__Exercise prompt__: Leave out the images and repeat the listing below without a single change.

__Available data__:
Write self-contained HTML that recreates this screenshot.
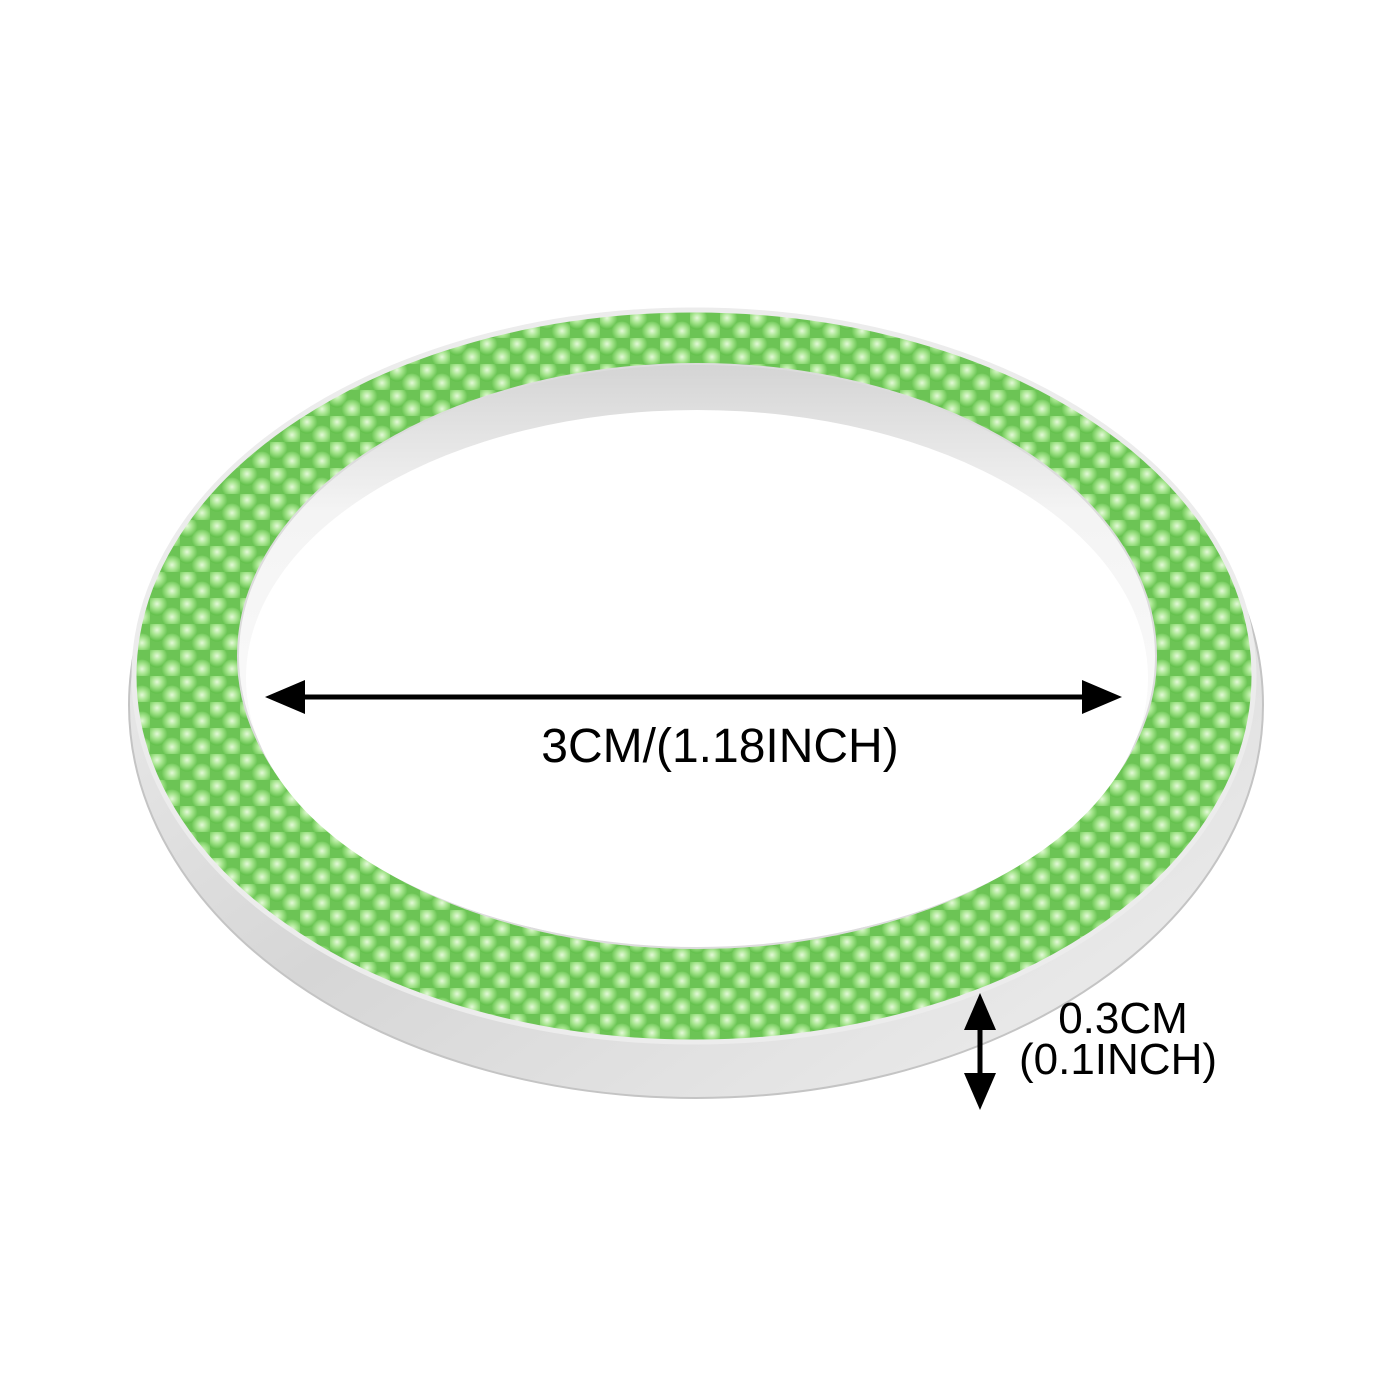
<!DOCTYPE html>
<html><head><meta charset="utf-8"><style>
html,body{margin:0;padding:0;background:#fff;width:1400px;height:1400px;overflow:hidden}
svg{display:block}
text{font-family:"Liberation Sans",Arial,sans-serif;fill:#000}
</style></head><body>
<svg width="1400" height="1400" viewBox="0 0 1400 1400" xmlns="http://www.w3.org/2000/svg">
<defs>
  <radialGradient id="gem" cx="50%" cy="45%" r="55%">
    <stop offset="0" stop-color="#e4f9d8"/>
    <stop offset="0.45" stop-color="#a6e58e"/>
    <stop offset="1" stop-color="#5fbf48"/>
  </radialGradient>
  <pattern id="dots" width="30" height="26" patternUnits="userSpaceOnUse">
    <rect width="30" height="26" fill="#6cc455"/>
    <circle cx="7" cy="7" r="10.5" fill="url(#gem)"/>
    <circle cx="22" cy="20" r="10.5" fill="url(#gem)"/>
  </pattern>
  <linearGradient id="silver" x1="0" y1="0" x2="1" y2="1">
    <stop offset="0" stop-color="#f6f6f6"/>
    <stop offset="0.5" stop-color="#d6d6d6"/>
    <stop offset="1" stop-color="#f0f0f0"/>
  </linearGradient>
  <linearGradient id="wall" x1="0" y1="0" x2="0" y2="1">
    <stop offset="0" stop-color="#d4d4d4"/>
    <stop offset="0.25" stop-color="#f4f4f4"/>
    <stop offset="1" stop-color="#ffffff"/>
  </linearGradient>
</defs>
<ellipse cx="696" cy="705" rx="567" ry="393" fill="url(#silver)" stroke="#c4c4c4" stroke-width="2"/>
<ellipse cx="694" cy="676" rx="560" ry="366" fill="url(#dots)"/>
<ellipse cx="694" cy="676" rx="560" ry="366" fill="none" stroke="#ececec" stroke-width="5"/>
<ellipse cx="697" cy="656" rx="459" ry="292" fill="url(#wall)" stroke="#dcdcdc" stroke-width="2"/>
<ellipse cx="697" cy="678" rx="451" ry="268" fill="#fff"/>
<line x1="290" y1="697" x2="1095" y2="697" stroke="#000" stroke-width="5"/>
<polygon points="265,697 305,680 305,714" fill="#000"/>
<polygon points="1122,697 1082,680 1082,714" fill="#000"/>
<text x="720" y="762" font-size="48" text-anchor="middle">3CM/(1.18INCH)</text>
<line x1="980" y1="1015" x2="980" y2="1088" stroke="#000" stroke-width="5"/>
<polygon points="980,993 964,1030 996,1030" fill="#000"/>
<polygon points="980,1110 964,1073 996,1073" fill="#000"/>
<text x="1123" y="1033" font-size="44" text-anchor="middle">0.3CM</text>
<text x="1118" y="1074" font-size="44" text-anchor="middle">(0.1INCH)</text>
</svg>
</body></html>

__Reply to the exercise__:
Write self-contained HTML that recreates this screenshot.
<!DOCTYPE html>
<html><head><meta charset="utf-8"><style>
html,body{margin:0;padding:0;background:#fff;width:1400px;height:1400px;overflow:hidden}
svg{display:block}
text{font-family:"Liberation Sans",Arial,sans-serif;fill:#000}
</style></head><body>
<svg width="1400" height="1400" viewBox="0 0 1400 1400" xmlns="http://www.w3.org/2000/svg">
<defs>
  <radialGradient id="gem" cx="50%" cy="45%" r="55%">
    <stop offset="0" stop-color="#e4f9d8"/>
    <stop offset="0.45" stop-color="#a6e58e"/>
    <stop offset="1" stop-color="#5fbf48"/>
  </radialGradient>
  <pattern id="dots" width="30" height="26" patternUnits="userSpaceOnUse">
    <rect width="30" height="26" fill="#6cc455"/>
    <circle cx="7" cy="7" r="10.5" fill="url(#gem)"/>
    <circle cx="22" cy="20" r="10.5" fill="url(#gem)"/>
  </pattern>
  <linearGradient id="silver" x1="0" y1="0" x2="1" y2="1">
    <stop offset="0" stop-color="#f6f6f6"/>
    <stop offset="0.5" stop-color="#d6d6d6"/>
    <stop offset="1" stop-color="#f0f0f0"/>
  </linearGradient>
  <linearGradient id="wall" x1="0" y1="0" x2="0" y2="1">
    <stop offset="0" stop-color="#d4d4d4"/>
    <stop offset="0.25" stop-color="#f4f4f4"/>
    <stop offset="1" stop-color="#ffffff"/>
  </linearGradient>
</defs>
<ellipse cx="696" cy="705" rx="567" ry="393" fill="url(#silver)" stroke="#c4c4c4" stroke-width="2"/>
<ellipse cx="694" cy="676" rx="560" ry="366" fill="url(#dots)"/>
<ellipse cx="694" cy="676" rx="560" ry="366" fill="none" stroke="#ececec" stroke-width="5"/>
<ellipse cx="697" cy="656" rx="459" ry="292" fill="url(#wall)" stroke="#dcdcdc" stroke-width="2"/>
<ellipse cx="697" cy="678" rx="451" ry="268" fill="#fff"/>
<line x1="290" y1="697" x2="1095" y2="697" stroke="#000" stroke-width="5"/>
<polygon points="265,697 305,680 305,714" fill="#000"/>
<polygon points="1122,697 1082,680 1082,714" fill="#000"/>
<text x="720" y="762" font-size="48" text-anchor="middle">3CM/(1.18INCH)</text>
<line x1="980" y1="1015" x2="980" y2="1088" stroke="#000" stroke-width="5"/>
<polygon points="980,993 964,1030 996,1030" fill="#000"/>
<polygon points="980,1110 964,1073 996,1073" fill="#000"/>
<text x="1123" y="1033" font-size="44" text-anchor="middle">0.3CM</text>
<text x="1118" y="1074" font-size="44" text-anchor="middle">(0.1INCH)</text>
</svg>
</body></html>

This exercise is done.